I am 34 years old and planning to do XEQT. I know i have time on my side to do an all equity portfolio. My question is when you need to change your asset allocation as you get older. Do you sell your existing all in 1 etfs ie XEQTand then buy XGRO then next time you sell again and buy XBAL? whats the implications of doing this in your registered and non registered accounts where i have 4 ETFS in all account for a global porfolio mix since 2014 + individual us/cad stocks (50% of entire portfolio and the majority were before i was introduced to index funds but cant seem to pull the trigger to sell so i just balance those and started buying index funds to at least cushion me from
very bad individual stock plays knowing i could underperform/ outperform the indices)
regarding US equity i know that dividends are witheld at the rate of 15% & there is no capital gain for canadians…what about capital gains in non USA international stocks..you seem to have only factored withholding taxes on dividends of non USA interantion stocks & not the capital gains within the etfs. thanks in advance.
Why would you buy an all-in-one ETF? Aren’t you paying twice the mer?

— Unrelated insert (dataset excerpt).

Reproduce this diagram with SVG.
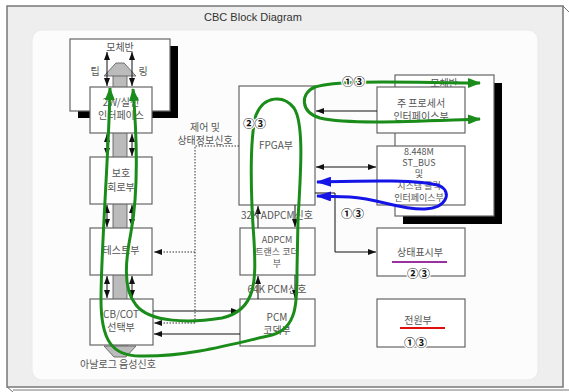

When’s for the old in one ETF and then again for all ETFs that it holds. Same question for robo advising.
Hi Robb,
I am all in cash and wondering how to proceed by investing in ETfs. I am retired . Your advice and of fellow investors highly appreciated. Thank you in advance.
I’m a little confused. How do you make money in this thing when the yield is so low and there’s no growth that I can see for the last few years? It looks like dead money. Wouldn’t you be better off investing in something still safe, say like say BCE for example or even VDY, with a high yield? Serious question.
Hi Joe, dividends are an important part of a portfolio’s total return but they are just one part. VEQT holds 13,000+ global stocks and only about half of them pay dividends. So, VEQT investors make money through capital appreciation and dividends.
It’s not sensible at all to suggest that I’d be better off (and safer?!?) investing in just one Canadian telecom stock, or even a fund like VDY that contains just 47 Canadian stocks.
VEQT has an average annual return of 9.26% since inception in January 2019.
As they say, diversification is the only free lunch in investing.
Thanks for the great article Robb!
Just curious why did you go with VEQT instead of VFV, which has a lower MER and tracks the S&P 500 and the US market typically tends to outperform all other markets.
Hi Arjun, good to hear from you!
I chose to diversify my portfolio across the world (13,000+ stocks) instead of concentrating them in the largest 500 stocks in one country. While it’s true that the US market has performed better in the past, there’s no guarantee that will continue in the future (which is all I care about).
Besides, there have been periods of poor US returns relative to other markets (the entire “lost decade” of the 2000s comes to mind). Diversification is the only free lunch in investing.
Thank you Robb!
I have a question about the risk of liquidity. What protects an ETF from becoming illiquid? One of my fears is that I end up with an ETF that hasn’t drop its value, but has become illiquid and I can’t sell it.